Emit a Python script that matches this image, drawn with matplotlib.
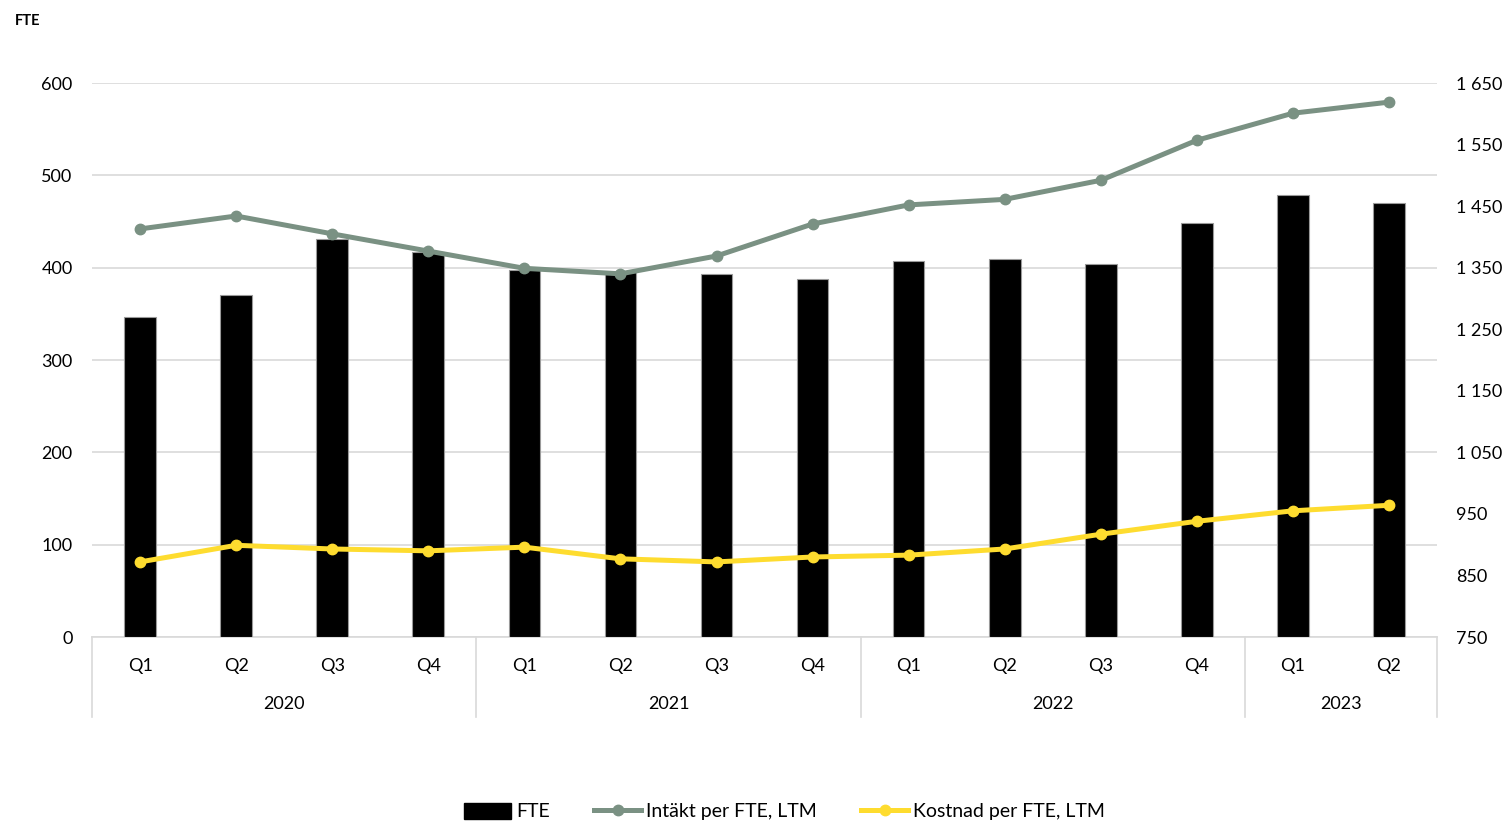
import matplotlib
matplotlib.use("Agg")
import matplotlib.pyplot as plt
from matplotlib.lines import Line2D
from matplotlib.patches import Patch
from matplotlib.ticker import FuncFormatter
import matplotlib.transforms as mtransforms

quarters = ["Q1", "Q2", "Q3", "Q4"] * 3 + ["Q1", "Q2"]
years = ["2020", "2021", "2022", "2023"]
year_sizes = [4, 4, 4, 2]

fte = [347, 370, 431, 417, 397, 395, 393, 388, 407, 409, 404, 448, 479, 470]
intakt = [1413, 1434, 1405, 1377, 1349, 1340, 1369, 1421, 1452, 1461, 1492, 1557, 1601, 1619]
kostnad = [872, 899, 893, 890, 896, 877, 872, 880, 883, 893, 917, 938, 955, 964]

GREEN = "#7a9183"
YELLOW = "#fedc2f"
GRID = "#d9d9d9"

plt.rcParams["font.family"] = ["Lato", "DejaVu Sans"]

fig = plt.figure(figsize=(15.09, 8.23), dpi=100)
ax = fig.add_axes([0.061, 0.226, 0.8913, 0.6731])
ax2 = ax.twinx()

x = list(range(len(fte)))
ax.bar(x, fte, width=0.33, color="black", edgecolor="#9a9a9a", linewidth=0.8, zorder=2)
ax2.plot(x, intakt, color=GREEN, linewidth=3.6, marker="o", markersize=7.5, zorder=3)
ax2.plot(x, kostnad, color=YELLOW, linewidth=3.6, marker="o", markersize=7.5, zorder=3)

ax.set_xlim(-0.5, len(fte) - 0.5)
ax.set_ylim(0, 600)
ax.set_yticks(range(0, 601, 100))
ax2.set_ylim(750, 1650)
ax2.set_yticks(range(750, 1651, 100))
ax2.yaxis.set_major_formatter(FuncFormatter(lambda v, p: f"{int(v):,}".replace(",", " ")))

ax.yaxis.grid(True, color=GRID, linewidth=1.2, zorder=0)
ax.set_axisbelow(True)
for a in (ax, ax2):
    for s in ("top", "right", "left", "bottom"):
        a.spines[s].set_visible(False)
    a.tick_params(axis="y", length=0, labelsize=13, colors="black")
ax.tick_params(axis="y", pad=14)
ax2.tick_params(axis="y", pad=14)

ax.set_xticks(x)
ax.set_xticklabels(quarters)
ax.tick_params(axis="x", length=0, pad=15, labelsize=13)

# category axis frame
trans = mtransforms.blended_transform_factory(ax.transData, ax.transAxes)
ax.plot([-0.5, len(fte) - 0.5], [0, 0], transform=trans, color=GRID, linewidth=1.2, clip_on=False, zorder=1)
drop = -80 / 554
start = -0.5
for yr, n in zip(years, year_sizes):
    ax.plot([start, start], [0, drop], transform=trans, color=GRID, linewidth=1.2, clip_on=False)
    ax.text(start + n / 2, -67 / 554, yr, transform=trans, ha="center", va="center", fontsize=13)
    start += n
ax.plot([start, start], [0, drop], transform=trans, color=GRID, linewidth=1.2, clip_on=False)

fig.text(0.0099, 0.975, "FTE", fontsize=10.5, fontweight="bold", va="center")

handles = [
    Patch(facecolor="black", edgecolor="black"),
    Line2D([], [], color=GREEN, linewidth=3.6, marker="o", markersize=7.5),
    Line2D([], [], color=YELLOW, linewidth=3.6, marker="o", markersize=7.5),
]
labels = ["FTE", "Intäkt per FTE, LTM", "Kostnad per FTE, LTM"]
fig.legend(handles, labels, loc="center", bbox_to_anchor=(0.52, 0.014), ncol=3, frameon=False,
           fontsize=14, handlelength=2.4, handleheight=0.9, handletextpad=0.25, columnspacing=2.3)

fig.savefig("out.png", dpi=100)
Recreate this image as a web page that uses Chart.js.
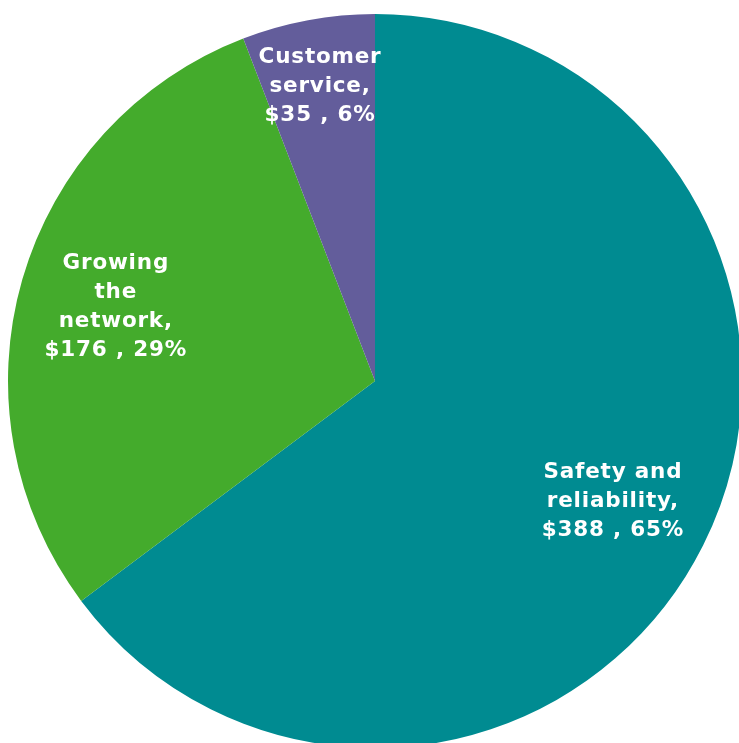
<!DOCTYPE html>
<html>
<head>
<meta charset="utf-8">
<title>Spending by category</title>
<script src="https://cdn.jsdelivr.net/npm/chart.js@4.4.1/dist/chart.umd.min.js"></script>
<style>
  html, body { margin: 0; padding: 0; background: #ffffff; overflow: hidden; }
  #wrap { position: absolute; left: 0; top: 0; width: 750px; height: 762px; }
</style>
</head>
<body>
<div id="wrap"><canvas id="pie" width="750" height="762"></canvas></div>
<script>
// Spending categories ($) and their slice colours
const categories = ['Safety and reliability', 'Growing the network', 'Customer service'];
const values = [388, 176, 35];
const colors = ['#008b91', '#44ab2c', '#635d9b'];

// How each category name is broken across lines inside its slice
const nameLines = [
  ['Safety and', 'reliability,'],
  ['Growing', 'the', 'network,'],
  ['Customer', 'service,']
];
// Distance of each label from the centre, as a share of the radius
const labelRadius = [0.725, 0.735, 0.82];

const total = values.reduce((a, b) => a + b, 0);

const sliceLabels = {
  id: 'sliceLabels',
  afterDatasetsDraw(chart) {
    const ctx = chart.ctx;
    const meta = chart.getDatasetMeta(0);
    ctx.save();
    ctx.fillStyle = '#ffffff';
    ctx.font = 'bold 21.5px "DejaVu Sans", Verdana, sans-serif';
    if ('letterSpacing' in ctx) ctx.letterSpacing = '0.8px';
    ctx.textAlign = 'center';
    ctx.textBaseline = 'middle';
    const lineH = 29;
    meta.data.forEach((arc, i) => {
      const p = arc.getProps(['x', 'y', 'startAngle', 'endAngle', 'outerRadius'], true);
      const mid = (p.startAngle + p.endAngle) / 2;
      const r = p.outerRadius * labelRadius[i];
      const cx = p.x + Math.cos(mid) * r;
      const cy = p.y + Math.sin(mid) * r + 1;
      const pct = Math.round(values[i] / total * 100);
      const lines = nameLines[i].concat(['$' + values[i] + ' , ' + pct + '%']);
      const top = cy - (lines.length - 1) * lineH / 2;
      lines.forEach((t, k) => ctx.fillText(t, cx, top + k * lineH));
    });
    ctx.restore();
  }
};

new Chart(document.getElementById('pie'), {
  type: 'pie',
  data: {
    labels: categories,
    datasets: [{
      data: values,
      backgroundColor: colors,
      borderWidth: 0
    }]
  },
  options: {
    responsive: false,
    animation: false,
    devicePixelRatio: 1,
    layout: { padding: 8 },
    plugins: {
      legend: { display: false },
      tooltip: { enabled: false }
    }
  },
  plugins: [sliceLabels]
});
</script>
</body>
</html>
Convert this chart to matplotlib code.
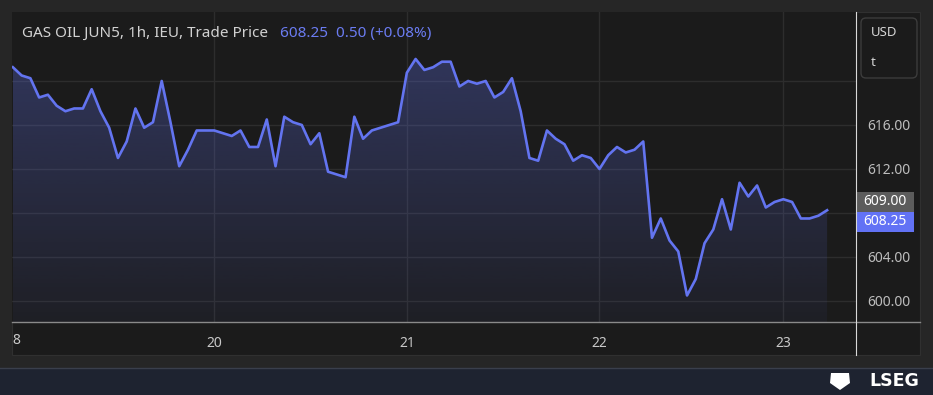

## Your objective
State how many lines include the string "that", and nothing more.

## Full output
2